The table below summarizes the chemical origins of the most common sapphire colors, providing a clear scientific explanation for the variety observed in the market.
| Color | Primary Impurities | Mechanism |
|---|---|---|
| Red (Ruby) | Chromium | Strong absorption of green/blue light |
| Blue (Sapphire) | Iron + Titanium | Combined absorption creates blue |
| Yellow/Green | Iron | Iron impurities shift absorption bands |
| Pink | Chromium | Lower concentration of chromium than in ruby |
| Padparadscha | Iron + Chromium | Unique blend creating pink-orange |
| Colorless/White | None (or minimal) | Pure Al2O3 structure |
This chemical variability explains why corundum is such a versatile gem. The same mineral base can yield a spectrum of colors simply by changing the trace elements. This makes corundum unique among gemstones; it is the only mineral where the same chemical family produces two distinct gem names (ruby and sapphire) based entirely on color.

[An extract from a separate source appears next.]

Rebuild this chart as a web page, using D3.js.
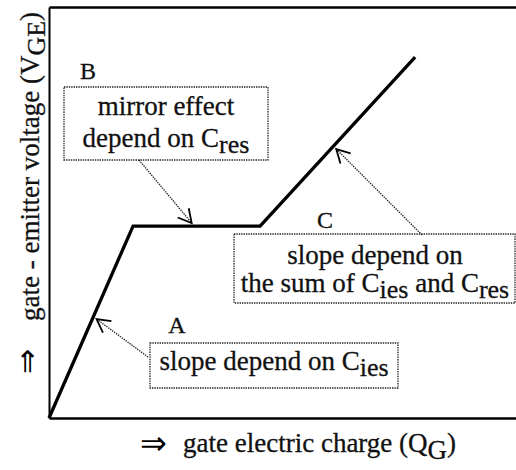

Global Sources and Mining Geography
The geographic distribution of corundum mining is as diverse as the colors of the stone itself. While the mineral is found globally, the quality and specific color profiles vary significantly by region. The area of Mogok in Burma (Myanmar) is historically the source of some of the finest gem-quality rubies, renowned for their intense "pigeon's blood" red. However, the same region also produces high-quality blue sapphires, though these are less famous than the rubies from the area.
Sri Lanka has long been a premier source for sapphires, particularly the classic blue varieties. The island nation is also famous for producing a wide range of fancy color sapphires, including the rare Padparadscha. The geological conditions in Sri Lanka favor the formation of high-clarity, vibrant stones that are highly valued in the international market.

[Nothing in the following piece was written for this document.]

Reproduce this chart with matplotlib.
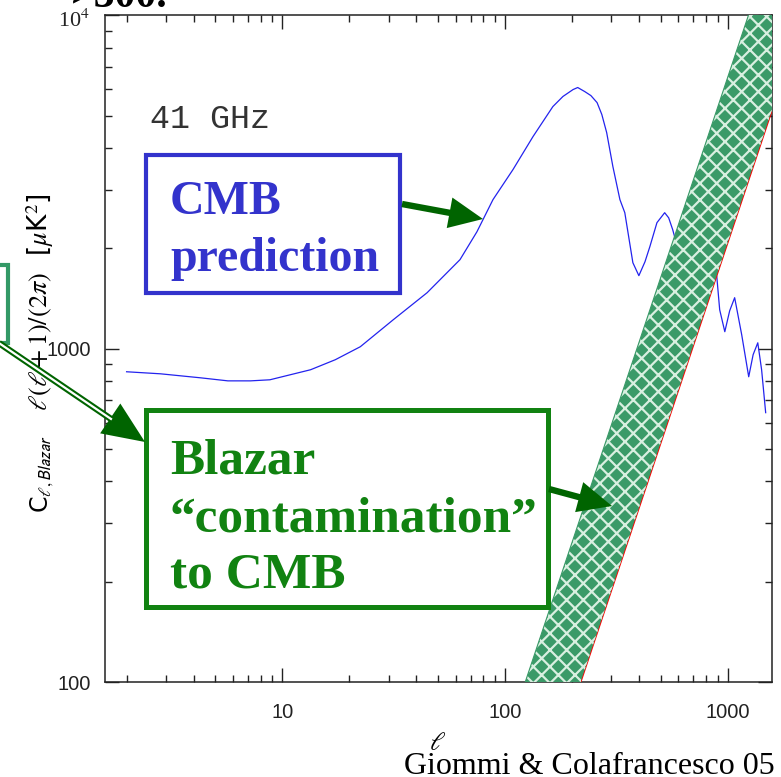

Other significant mining locations include: - Thailand: Known for dark blue and black sapphires, as well as heat-treated stones that enhance color. - Australia: A major producer of blue and colorless corundum, though often with lower clarity. - Montana (USA): Produces sapphires in various colors, including blue, green, and yellow, often in alluvial deposits. - Kashmir: Renowned for producing some of the finest, velvety blue sapphires, though mining in this region has largely ceased. - Vietnam, Pakistan, Afghanistan, and India: These countries contribute to the global supply of various corundum colors, often with unique regional color characteristics.
The mining process for corundum involves extracting the stones from primary rock formations and alluvial placer deposits. Because gem-quality corundum is rare, the recovery process is labor-intensive. The stones are often found mixed with sand and gravel, requiring careful separation. The availability of these stones in the market is a balance between natural scarcity and the growing demand for diverse gem colors.
The rise of synthetic production has also impacted the market. Synthetic corundum can be produced in boules, which are then cut into gemstones. This allows for the creation of colors that are rare in nature or the replication of specific natural hues. The ease of synthesis means that consumers have access to high-quality stones that might otherwise be prohibitively expensive.
Historical Nomenclature and Cultural Significance
The naming of corundum has a rich historical lineage. The name "corundum" itself was first spelled in 1794, but its roots trace back to the Sanskrit word "kuruvinda," documented in 1725. This etymological journey reflects the ancient recognition of the stone's value. In ancient times, the term "sapphire" was often used loosely to describe lapis lazuli, a deep blue mineral that is chemically distinct from corundum. Over time, the term became specific to the blue variety of aluminum oxide.
The distinction between ruby and sapphire has remained consistent for centuries. Ruby, from the Latin "Ruber" meaning red, is exclusively the red variety. Sapphire, derived from the Latin "Sapphires" meaning blue, expanded to include all non-red corundum. This linguistic evolution highlights the cultural importance of color in defining gemstone identity.
The durability of corundum has ensured its place in history. Its resistance to acids and extreme environments made it suitable for long-term preservation. In the modern era, corundum has found new applications beyond jewelry. Artificial colorless plates of corundum are used as watch faces for high-end timepieces because the term "sapphire crystal" connotes value and durability. These industrial and luxury applications further cement corundum's status as a versatile and enduring material.
Conclusion
Corundum stands as one of the most fascinating minerals in the gemological world, distinguished by its exceptional hardness and the vast diversity of its color spectrum. The defining characteristic of this mineral family is the clear dichotomy in naming: the red variety is exclusively "ruby," while every other color variation—blue, pink, yellow, green, orange, and colorless—is classified as "sapphire." This classification is not merely a matter of convenience but a fundamental rule of gemology.
The color of these stones is a direct result of trace metallic impurities within the aluminum oxide lattice. Chromium creates the red of ruby and contributes to the pink and orange hues of sapphires. Iron and titanium are the architects of the classic blue sapphire, while iron alone often produces yellow or green tones. The rare Padparadscha, a blend of pink and orange, represents a specific chemical combination of iron and chromium, highlighting the delicate balance required to produce such unique colors.
Geographically, the story of corundum is one of global distribution, with major mining centers in Sri Lanka, Burma, Thailand, Australia, and the United States. The rarity of gem-quality material, combined with the mineral's second-highest hardness (9.0 on the Mohs scale), ensures that both ruby and sapphire remain among the most valued and durable gemstones available. Whether worn as an engagement ring, an industrial abrasive, or a luxury watch face, corundum's legacy is defined by its hardness, its chemical versatility, and the infinite palette of colors it offers to the world. The term "sapphire" thus serves as a comprehensive label for the entire non-red spectrum of corundum, encompassing a treasure trove of natural beauty.